La Loi portant mesures d’urgence relatives au fonctionnement du marché du travail en vue du plein emploi du 21 décembre 2022 instaure un cas de « démission présumée » du salarié qui abandonne son poste :
« Le salarié qui a abandonné volontairement son poste et ne reprend pas le travail après avoir été mis en demeure de justifier son absence et de reprendre son poste, par lettre recommandée ou par lettre remise en main propre contre décharge, dans le délai fixé par l’employeur, est présumé avoir démissionné à l’expiration de ce délai. »

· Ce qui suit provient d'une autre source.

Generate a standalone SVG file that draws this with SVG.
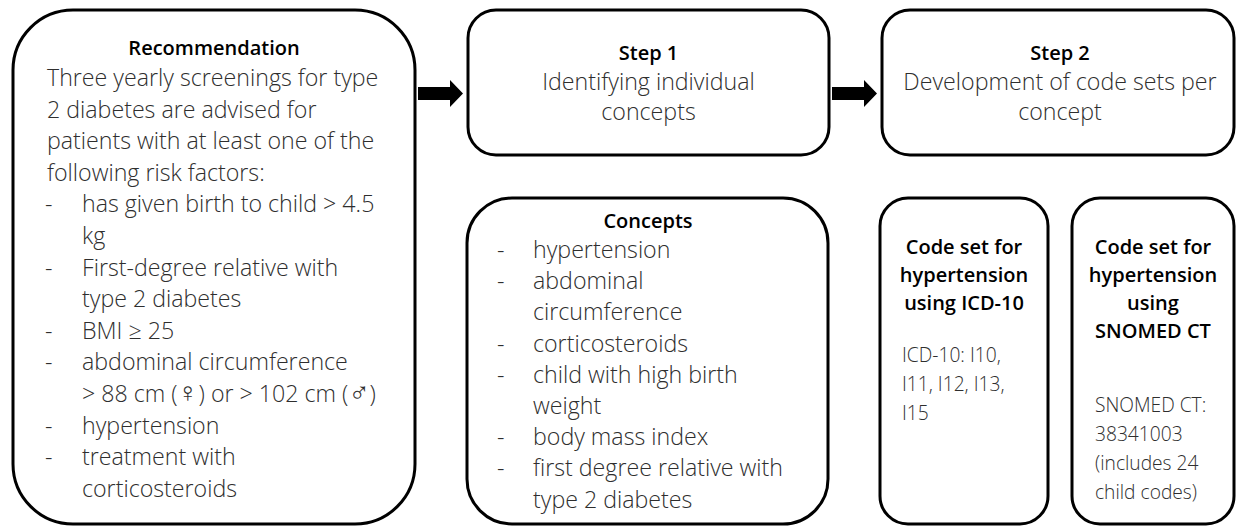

Cette procédure a été imaginée et présentée comme contraignante pour l’employeur. Le point a été affirmé devant le Sénat (séance du 17 novembre 2022) et devant le Conseil constitutionnel.
La position du gouvernement est simple : « en adoptant ces dispositions, le législateur a entendu lever l’obligation pour les employeurs confrontés à une situation d’abandon de poste de mettre en oeuvre la procédure de licenciement pour motif personnel, en lui substituant la procédure définie à l’article L. 1237-1-1, qui doit être mise en oeuvre à l’exclusion de toute autre procédure, notamment la procédure de licenciement. »
En conséquence, lorsque les conditions sont réunies, l’employeur n’aura pas le choix que d’appliquer cette procédure. La DSN devrait d’ailleurs intégrer ce motif afin qu’il puisse figurer sur l’attestation Pôle emploi.
Le Conseil constitutionnel a toutefois prévu des exceptions à la mise en oeuvre de la procédure de démission présumée :
- Raisons médicales ;
- Exercice du droit de grève ou du droit de retrait ;
- Refus du salarié d’exécuter une instruction contraire à la réglementation ;
- Refus d’une modification unilatérale d’un élément essentiel du contrat de travail.
De façon générale, lorsque des éléments laissent supposer que l’absence injustifiée du salariée n’est pas volontaire, ou qu’elle est, au moins en partie, due à un manquement de l’employeur à ses obligations, la procédure de l’article L. 1237-1-1 nous semble devoir être écartée. Dans ces hypothèses, il est préférable d’avoir recours à la procédure classique de rupture du contrat, pour absence injustifiée le cas échéant.
Et en cas de contestation par le salarié ?
Le salarié pourra renverser la présomption de démission en apportant la preuve que l’abandon de poste reposait en réalité sur un motif légitime (motifs de santé ou de sécurité, faute de l’employeur). S’agissant d’un contentieux relatif à la rupture du contrat, il aura 12 mois pour saisir le conseil de prud’hommes. Soit la démission est confirmée par le juge prud’homal, soit la présomption est renversée et il est à craindre que les juges s’orienteront vers le licenciement sans cause réelle et sérieuse.
Le texte ne renseigne pas sur l’application ou non d’une période de préavis au salarié comme pour toute démission.
Dans l’attente du décret d’application, il convient donc de considérer que l’expiration du délai fixé imparti au salarié pour reprendre son travail fixe le point de départ de son préavis de démission.
La mise en oeuvre de cette procédure suppose la publication de décrets d’application qui devraient nous apporter des précisions sur :
- Le délai minimum devant être donné par l’employeur au salarié absent pour justifier son absence ;
- Les « modalités d’application » de la procédure.
Nous vous tiendrons informés dès publication de ces décrets.